The HD650 is definitely the stable workhorse of hifi phones. For a while I thought I heard more detail in brighter phones, however after comparisons it is there, if a tad bit subdued. Also one of the two or three headphones that I like over tubes more than solid state. I love the bass bloom and warmness they get from a Little Dot.

Edited by anetode - 9/27/11 at 3:02pm

I hope I'm not upsetting you with my impressions.   They are just my opinions. I can be pretty direct and honest at times - this also applies to stuff I own. I'm also very sensitive to ringing - this does appear to vary from person to person.

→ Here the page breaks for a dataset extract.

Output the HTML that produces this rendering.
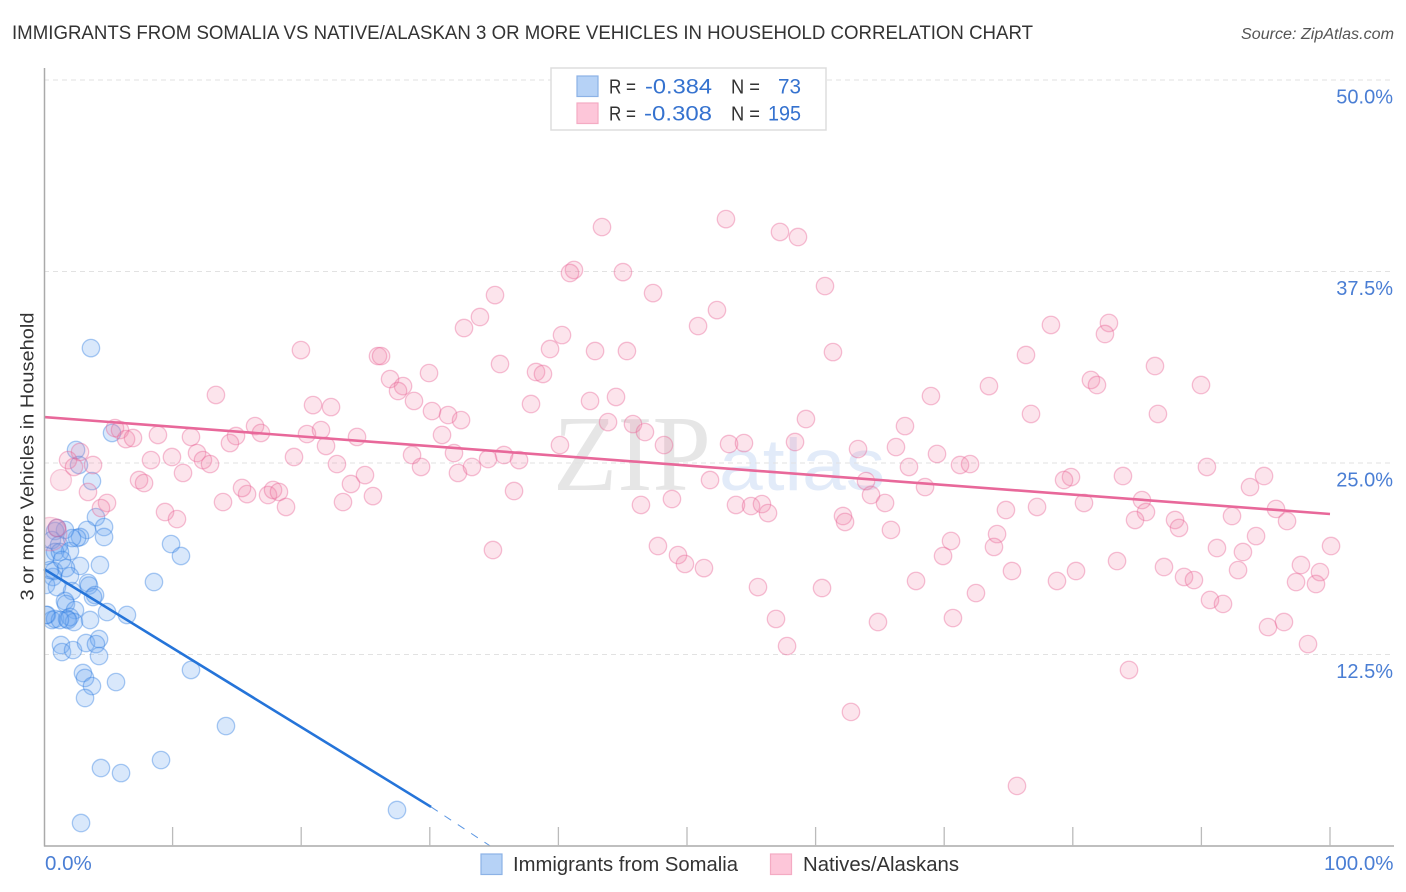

As far as the word "detail," I try not to use that word because of its certain connotations. I prefer to use "clarity" and "ability to resolve low-level musical information". I feel these are more precise terms and don't relate to brightness induced "false" detail.

The low-level information is there with the HD650, although it can be hard to make out because HD650 are not as clear sounding as other headphones. My setup happens to be an excellent match with the HD650s. The HD650s performed much better than I expected.

Edited by purrin - 9/27/11 at 3:24pm

Oh come on now, I've lived with these phones for a while, I'm aware of their flaws

After owning the K701 and comparing it with the K601 I chose to discard it for the lower-numbered model because it was even more harsh, not too mention uncomfortable due to those ridges digging into your head. The K601, while very sparsely used nowadays, gets most of its head time during gaming sessions. For me the shrill highs actually work with simulated-positional audio of explosions and whizzing bullets, they help keep you on edge.

The T1 channel differences are quite a surprise. Inner Fidelity also shows two notably incongruent sets of measurements for the pair of T1s, so there may be batch variations. The early ones, like the one I sent you, may be the runts of the litter.